檢查結果,和父親原來說的差不多,朱大偉的腿骨需要進行破壞性重接,另外,等骨頭長穩定后,還要多進行腿部肌肉電療康復治療,家屬在平時也要經常幫其按摩,激活細胞,盡可能讓其腿部肌肉恢復功能,爭取早日痊愈。
他們根據父親叫來一名護士,引導他們辦理住院手續。我看他們先交了1000塊的前期治療押金。一切手續辦好后,我覺得沒有什么,就回家了。
當晚,我回家按時休息,對朱可的事也沒有表現太在意。
父親就問我:“怎么你的愛心泛濫,晚上不去陪你同學啊?”
我就不清楚,難道今天我表現得很冷淡?為什么父親這么問我?是不是我對黃玉寶表現熱情,而與今天朱可家有一定的反差,父親就覺得我不尋常了?
其實,我在父親的光環下,哪里還需要我去多做什么?今天父親已經把很多事都做足了,我就是一個附屬的人。

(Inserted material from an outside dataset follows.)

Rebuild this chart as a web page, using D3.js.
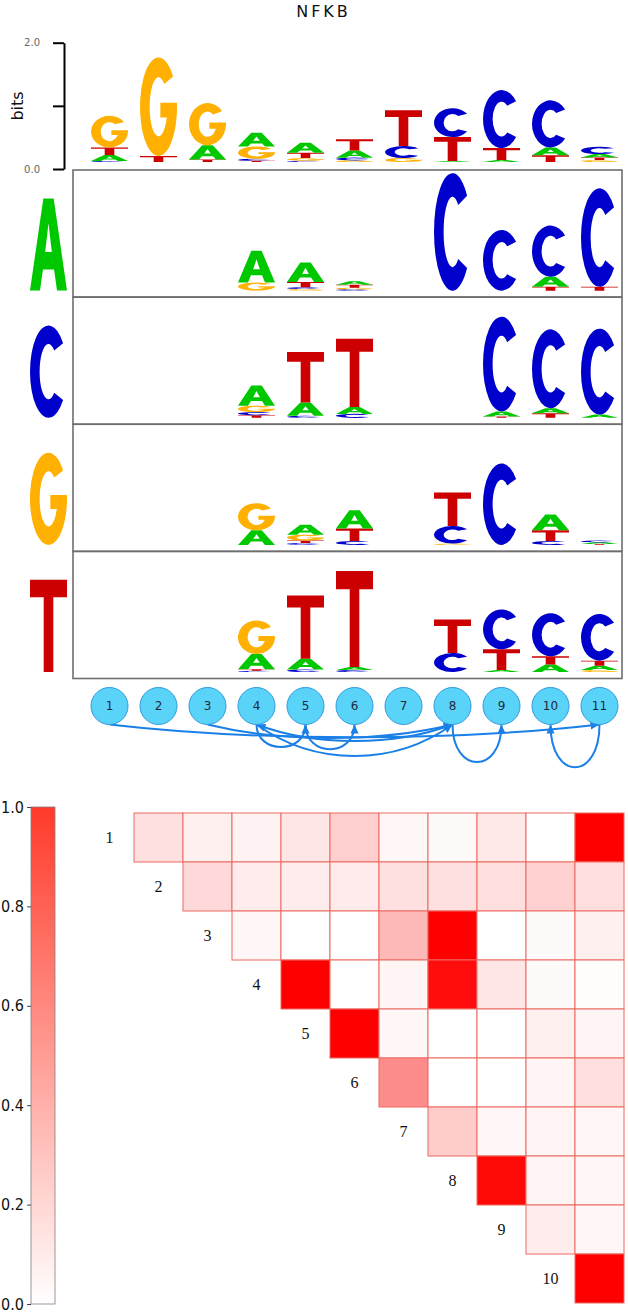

“他們一家人,困難但幸福。有必要打擾?”我反問父親。
“他們一家,今晚還不知怎么解決休息的問題呢。面臨許多問題還沒有解決。”
“那我要怎么去關心他們?”
“做父親的,只幫你到這里了,其他是你自己的事。”
見多苦難之事,我心中開始有新的更高的想法,如果一個人做大事,在小事情上折騰,會吸引自己精力。但朱可是我的同學,理論上我應當更加關心他,幫助他。我想了想,回我房間,拿起手機。
“喂,朱可,你在醫院還是回學校了?”
“今天才報名,學校還沒有開放宿舍。我在醫院陪床。”
“你們一家人,沒有地方住呢。”
“沒事的。這里大把空床,叫我們在空床輪流躺躺,適當休息下就好了。”
我從朱可的話中,覺得他們能應付過來。其實,我認為,他們一家,應當是看到希望,心情沒有像黃玉寶一家那樣差。這次朱大偉是為康復而來,而黃玉寶災難接連而至,從情緒上已經被壓倒了。
對于一個看到希望的家庭,他們再苦,心里也有一點點幸福感,我覺得不需要去打擾他們。我只需要問父親,朱大偉身體康復進度就好。這也還沒有得再過問的時候。我得控制自己的情緒,不能出現父親說的泛濫的愛,我得留足自己思考及屯積精神、財富的時間和空間。